In the underwater vault that contains Bael, McGillis and Gali have a conversation about their respective ideals, which culminates in Gali challenging McGillis to a duel and Mika interrupting them. It's a set-up that happens a lot in fiction, to the point where it's practically a staple of action films, and it's interesting because Gali is the one in the position of protagonist in this scene, not McGillis, nor even Mika. It's Gali who's championing the side of loyalty and devotion, Gali who has the personal grievance, Gali who takes the honourable route -- but more importantly, Gali is outmatched in this scene, deep in enemy territory with his opponent ready to enter a powerful mech. In fiction, the protagonists are almost always the underdogs, bravely striking out into impossible and dangerous territory, while the antagonists are overdogs.

(Of course, we've seen that dynamic get reversed in Iron-Blooded Orphans before.)

McGillis is -- perhaps unsurprisingly -- in the role of antagonist, but more interesting is that Mika is reduced to the role of henchman, the penultimate obstacle who must be overcome before Gali can face McGillis. One person on a forum likened the two to Goldfinger and Oddjob, and it's a very apt comparison: In this episode, and arguably in the series as a whole, Mika's story is incidental to the main plot -- he is, instead, the henchman of a succession of villains, whether that be Orga's violent mobster-mercenary or McGillis' scheming nobleman. Mika only really becomes heroic when set against something or somebody that can't be sympathised with, like Hashmal or Robo-Ein.

You're also very pretty, Bael.

Speaking of Robo-Ein, we get confirmation here that Ein's brain is inside the Gundam Vidar, which a lot of people were already expecting. It's interesting, the show could have very easily played that as a horrific abomination -- because it is -- and it would have felt like a totally natural approach to take to it. Instead, they play it as being almost heroic (or at least anti-heroic), as Gali borrowing his best friend's power to avenge him.

The other plot strand is learning about McGillis' backstory. Again, not many surprises here -- we all knew that McGillis was abused as a child by Iznario, and I think a lot of people expected that Iznaro being a paedophile would at least be alluded to. What's most surprising about that is that it's more or less outright stated rather than left as implication, but fair play to the show for being as brutal and open about it as its timeslot allows it to be.

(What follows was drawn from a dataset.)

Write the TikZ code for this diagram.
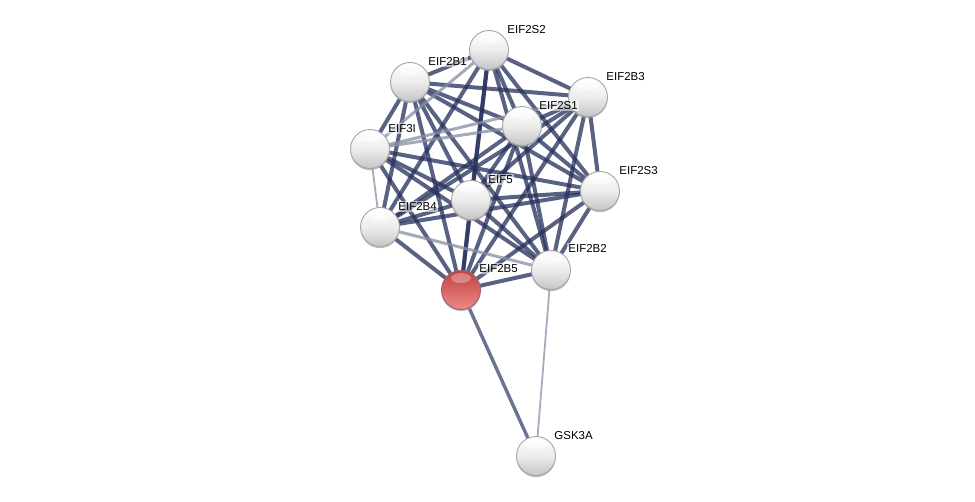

This is, after all, a show about child exploitation, and it behooves the writers to not pull any punches in that regard.

(It does also raise the question of exactly how much Rustal knew, though. We know he was aware that McGillis was being beaten, at the very least.)

McGillis' backstory doesn't necessarily tell us much about him as a character that we didn't know already, but it's still nice to have it demonstrated for the audience.

It's a shame, I quite liked the mask.

We also got our first proper look at the Gundam Bael, which it seems the Seven Stars are all terrified of, and which apparently holds Agnika Kaieru's 'soul', possibly through the AV System absorbing his personality -- which makes it very likely that that is eventually going to happen to Mika, which would be a good set-up for Hash to take over for a third series, perhaps, or even just a good place to end the story entirely.

(It would also explain why Mika often talks to the Barbatos -- it's been established that it has some kind of rudimentary AI, but if AV Systems really do absorb/mimic their pilots, then its AI would be that of its previous pilot.)

All in all, this is a pretty good episode, and it sets us up well for the final seven episode stretch. It looks like the next episode will have a slower pace, with everyone dealing with the fallout from Gali's broadcast -- which doesn't bode well for Iok, given what Rustal said about no longer needing him if Gali took off his mask -- and Tekkadan preparing for battle.

Incidentally, doesn't Rustal seem like he could be played by Jonathan Frakes? Just me? Okay.